Mi abuelo Lalo. Mi viejito bueno, que siempre me quiso incondicionalmente. Que disfrutaba con decirme “Tu mamá es mía” para molestarme, que me sentaba en sus regazos y me contaba de cuando pasaba el cerro de la muerte en carreta o de todo lo que le agradecía al Dr. Calderón Guardia. De él, mi Lalito, las diferencias ideológicas, una noción criolla de lo que significa ser mariachi y los efectos de la onda expansiva de cuando uno no hace nada y permite que pase todo y que eso lo hace cómplice y culpable de todos los daños de esa negligencia.
Mi tía Marta. Martita. La mejor amiga de Ella. La mamá de Fabio, consumida por un cáncer. De ella, que la sangre no es lo que más jala. Que las mujeres gordas son bonitas. Que hay cariños puros y viejos. Que uno adopta y ama. Que uno arma su propia familia.

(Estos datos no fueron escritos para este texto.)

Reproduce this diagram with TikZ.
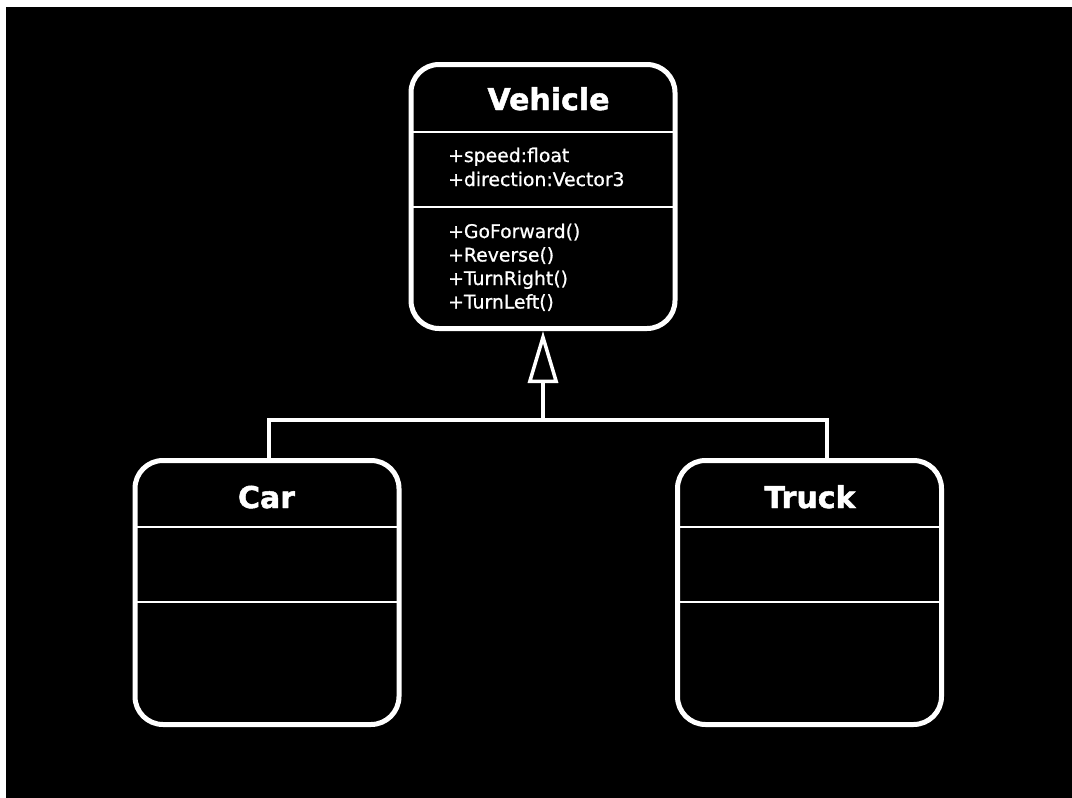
\documentclass[tikz,border=0pt]{standalone}
\usepackage{fontspec}
\setmainfont{DejaVu Sans}
\newfontfamily\titlefont[FakeBold=1.6]{DejaVu Sans Bold}
\newfontfamily\bodyfont[FakeBold=0.8]{DejaVu Sans}
\usetikzlibrary{arrows.meta}
\begin{document}
\begin{tikzpicture}[x=1pt,y=-1pt,
  classbox/.style={draw=white, line width=5pt, rounded corners=28pt,
    minimum width=264pt, minimum height=264pt, inner sep=0pt},
  sep/.style={draw=white, line width=2.2pt},
  conn/.style={draw=white, line width=4pt},
  title/.style={text=white, font=\fontsize{30}{36}\titlefont, inner sep=0pt, anchor=base},
  body/.style={text=white, font=\fontsize{18.8}{22}\bodyfont, inner sep=0pt, anchor=base west}]
\fill[white] (0,0) rectangle (1072,798);
\fill[black] (6,7) rectangle (1072,798);
% class boxes
\node[classbox] (veh) at (543,196.5) {};
\node[classbox] (car) at (267,592.5) {};
\node[classbox] (truck) at (809.5,592.5) {};
% separators
\draw[sep] (409,132) -- (677,132);
\draw[sep] (409,207) -- (677,207);
\draw[sep] (133,527) -- (401,527);
\draw[sep] (133,602) -- (401,602);
\draw[sep] (675.5,527) -- (943.5,527);
\draw[sep] (675.5,602) -- (943.5,602);
% texts
\node[title] (vt) at (548.5,110) {Vehicle};
\node[title] (ct) at (266.5,508) {Car};
\node[title] (tt) at (810,508) {Truck};
\node[body] (a1) at (448,162) {+speed:float};
\node[body] (a2) at (448,186) {+direction:Vector3};
\node[body] (m1) at (448,238) {+GoForward()};
\node[body] (m2) at (448,261.5) {+Reverse()};
\node[body] (m3) at (448,285) {+TurnRight()};
\node[body] (m4) at (448,308.5) {+TurnLeft()};
% connectors
\coordinate (j) at (543,420);
\coordinate (cn) at ([xshift=2pt]car.north);
\coordinate (tn) at ([xshift=17.5pt]truck.north);
\draw[conn] (cn) -- (cn |- j) -- (tn |- j) -- (tn);
\draw[conn, line width=3.5pt, -{Triangle[open, width=30pt, length=52pt]}] (j) -- (veh.south);
\end{tikzpicture}
\end{document}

Mi marisopo, mi amigo, mi hermano. De él la lucha de “Este cáncer no va a poder conmigo”. De él la poca importancia que tienen los pleitos tontos de pareja comparados con separarse para siempre. De él, que la fe da paz al que cree. De él, las ganas de vivir solo para hacerse viejo. De él, que partir siempre siempre duele.
Mi tío Adolfo. Otra cadena que se corta. Un dolor enterrado. De él, que el abuso se supera y lo dice una víctima. Que la plata no lo es todo. La manipulación. Los juegos de poder. El entramado de un torturador de inocentes. La compasión con otras víctimas. El entender desde adentro qué es lo que se siente y porqué nunca hay que quedarse callado y a la vez entender por qué hay gente que lo calla tanto tiempo.
Ayer, escogiendo fotos para el altar del día de muertos, no sabía si llevar esta donde Alejandro y Ella salen sonriendo, en un momento de sus vidas que eran solo ellos y yo todavía era apenas una esperanza latente en su vientre. En la foto salen los dos, pero igual la llevo, porque la verdad es que la muchacha que era ella también se murió con él ese 6 de setiembre.
¿cuál de todos mis amores, ha de comprar las flores para mi funeral?